I agree that we cannot strictly separate the spiritual and the bodily. Sometimes the most godly thing someone can do is just go to bed. Speaking of, goodnight!
Oh, and thanks for distinguishing between different types of foundationalism! You have more intellectual sophistication than most people who use that word.
aaron,
i used the word so you wouldn't throw a fit.
I think sickness and other mind/body weakening situations and experiences are a vital part of spiritual formation. I've been reading Thomas Merton's "New Seeds of Contemplation" and the idea of moving beyond reason, logic, definition, and even understanding can sometimes be enhanced by sickness. When we're not able to think clearly, sometimes we're able to just "be." The move beyond analysis to experience is necessary... even if it's just experience of weakness (2 Cor 12:9). Otherwise we come to trust our own faculties far more than we probably should.

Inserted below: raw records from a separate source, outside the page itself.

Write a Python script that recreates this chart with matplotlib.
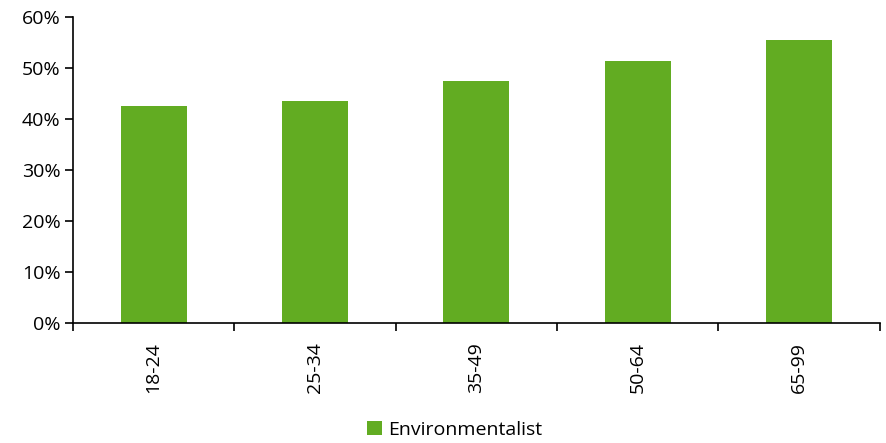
import numpy as np
import matplotlib.pyplot as plt
from matplotlib.ticker import PercentFormatter, FixedLocator

age_groups = ['18-24', '25-34', '35-49', '50-64', '65-99']
environmentalist = [42.5, 43.5, 47.5, 51.3, 55.4]

plt.rcParams['font.family'] = ['Open Sans', 'DejaVu Sans']

fig = plt.figure(figsize=(8.86, 4.43), dpi=100)
ax = fig.add_axes([0.0824, 0.271, 0.9106, 0.691])

x = np.arange(len(age_groups))
ax.bar(x, environmentalist, width=0.41, color='#62AC22', label='Environmentalist')

ax.set_xlim(-0.5, len(age_groups) - 0.5)
ax.set_ylim(0, 60)
ax.set_yticks(range(0, 61, 10))
ax.yaxis.set_major_formatter(PercentFormatter(decimals=0))

# category labels centred, tick marks on boundaries
ax.set_xticks(x)
ax.set_xticklabels(age_groups, rotation=90, fontsize=14)
ax.tick_params(axis='x', which='major', length=0, pad=14)
ax.xaxis.set_minor_locator(FixedLocator(np.arange(-0.5, len(age_groups), 1.0)))
ax.tick_params(axis='x', which='minor', length=6, width=1.2, direction='out')
ax.tick_params(axis='y', labelsize=14, length=6, width=1.2, direction='out', pad=3)

for side in ['top', 'right']:
    ax.spines[side].set_visible(False)
for side in ['left', 'bottom']:
    ax.spines[side].set_linewidth(1.2)

leg = fig.legend(loc='lower center', bbox_to_anchor=(0.513, -0.03), frameon=False,
                 fontsize=14, handlelength=0.8, handleheight=0.8, handletextpad=0.3)

fig.savefig('out.png', dpi=100)
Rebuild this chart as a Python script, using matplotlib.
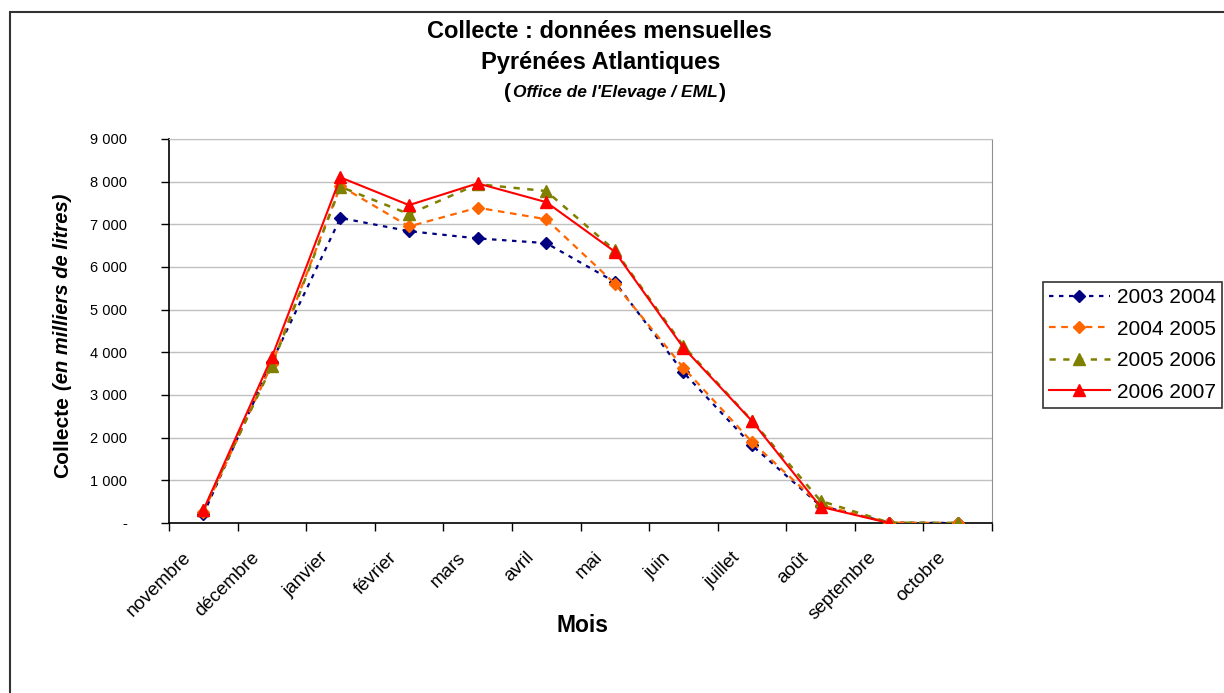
import numpy as np
import matplotlib
matplotlib.use("Agg")
import matplotlib.pyplot as plt
from matplotlib.patches import Rectangle
from matplotlib.ticker import FuncFormatter
from matplotlib.transforms import ScaledTranslation

plt.rcParams['font.family'] = ['Liberation Sans', 'DejaVu Sans']

# donnees
mois = ["novembre", "décembre", "janvier", "février", "mars", "avril",
        "mai", "juin", "juillet", "août", "septembre", "octobre"]
c_2003_2004 = [200, 3780, 7150, 6840, 6670, 6560, 5650, 3530, 1820, 400, 10, 0]
c_2004_2005 = [250, 3720, 7900, 6950, 7390, 7120, 5610, 3640, 1900, 420, 10, 0]
c_2005_2006 = [300, 3680, 7880, 7240, 7940, 7780, 6390, 4150, 2400, 520, 10, 0]
c_2006_2007 = [300, 3890, 8100, 7450, 7960, 7520, 6360, 4110, 2390, 380, 0, np.nan]
series = ["2003 2004", "2004 2005", "2005 2006", "2006 2007"]

W, H = 1224, 693
fig = plt.figure(figsize=(W / 100, H / 100), dpi=100)
ax = fig.add_axes([169 / W, 1 - 523 / H, (992 - 169) / W, (523 - 139) / H])

x = np.arange(len(mois)) + 0.5
ax.plot(x, c_2003_2004, color="#000080", ls=(0, (2, 2.5)), lw=1.6,
        marker="D", ms=6, label=series[0], zorder=3)
ax.plot(x, c_2004_2005, color="#FF6600", ls=(0, (3, 2.5)), lw=1.6,
        marker="D", ms=6, label=series[1], zorder=4)
ax.plot(x, c_2005_2006, color="#808000", ls=(0, (2.5, 3)), lw=1.8,
        marker="^", ms=8, label=series[2], zorder=5)
ax.plot(x, c_2006_2007, color="#FF0000", ls="-", lw=1.5,
        marker="^", ms=8, label=series[3], zorder=6)

ax.set_xlim(0, 12)
ax.set_ylim(0, 9000)
ax.set_yticks(np.arange(0, 9001, 1000))
ax.yaxis.set_major_formatter(FuncFormatter(
    lambda v, p: "-" if v == 0 else f"{int(v):,}".replace(",", " ")))
ax.tick_params(axis="y", direction="out", length=6, width=1, pad=24, labelsize=10.5)

ax.set_xticks(np.arange(0, 13))
ax.set_xticklabels([])
ax.tick_params(axis="x", which="major", direction="out", length=6, width=1)
ax.set_xticks(x, minor=True)
ax.set_xticklabels(mois, minor=True, rotation=45, ha="right",
                   rotation_mode="anchor", fontsize=13.5)
ax.tick_params(axis="x", which="minor", length=0, pad=10)
shift = ScaledTranslation(-21 / 100, -12 / 100, fig.dpi_scale_trans)
for lab in ax.get_xticklabels(minor=True):
    lab.set_transform(lab.get_transform() + shift)

ax.grid(axis="y", color="#c0c0c0", lw=1)
ax.set_axisbelow(True)
for s in ["left", "bottom"]:
    ax.spines[s].set_color("black")
    ax.spines[s].set_linewidth(1.2)
ax.spines["top"].set_color("#c0c0c0")
ax.spines["right"].set_color("#909090")

# titre
fig.text(599 / W, 1 - 32 / H, "Collecte : données mensuelles", ha="center",
         va="center", fontsize=17, fontweight="bold")
fig.text(601 / W, 1 - 62 / H, "Pyrénées Atlantiques", ha="center",
         va="center", fontsize=17, fontweight="bold")
mid = fig.text(615 / W, 1 - 92 / H, "Office de l'Elevage / EML", ha="center",
               va="center", fontsize=12.5, fontweight="bold", style="italic")
r = fig.canvas.get_renderer()
bb = mid.get_window_extent(r)
fig.text(bb.x0 / W - 0.001, 1 - 92 / H, "(", ha="right", va="center",
         fontsize=15, fontweight="bold")
fig.text(bb.x1 / W + 0.001, 1 - 92 / H, ")", ha="left", va="center",
         fontsize=15, fontweight="bold")

# axes labels
fig.text(582 / W, 1 - 625 / H, "Mois", ha="center", va="center",
         fontsize=16.5, fontweight="bold")
fig.text(63 / W, 1 - 478 / H, "Collecte", rotation=90, ha="center",
         va="bottom", fontsize=15, fontweight="bold")
fig.text(63 / W, 1 - 390 / H, "(en milliers de litres)", rotation=90,
         ha="center", va="bottom", fontsize=14.5, fontweight="bold",
         style="italic")

# legende
leg = fig.legend(loc="upper left", bbox_to_anchor=(1043 / W, 1 - 282 / H),
                 borderaxespad=0, fontsize=15, frameon=True, fancybox=False,
                 edgecolor="black", handlelength=2.9, borderpad=0.3,
                 labelspacing=0.6, handletextpad=0.35)
leg.get_frame().set_linewidth(1.2)

# cadre
fig.patches.append(Rectangle((10 / W, -0.1), 1.2, 1 - 12 / H + 0.1,
                             transform=fig.transFigure, fill=False,
                             edgecolor="#333333", lw=1.5))

fig.savefig("out.png", dpi=100)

Hope you're feeling better for real.
Sorry I missed your b-day Craig. I keep thinking I'm coming through to the otherside of my sickness problems as well. We will see. Feel better.
I didn't even know you were having a birthday until Tracey told me she sacrificed her platter to save your cake. I feel wronged.
The first birthday without someone you love is terrible. I thought about you for that reason the other day. I hope you are feeling better.
I've read somewhere that "sickness is the means by which an organism frees itself from what is alien" and therefore patience with oneself is utmost necessary for the body to heal.
Your words from the underside are just as important and poignant as when you're in your best health. Glad you're on the upslope.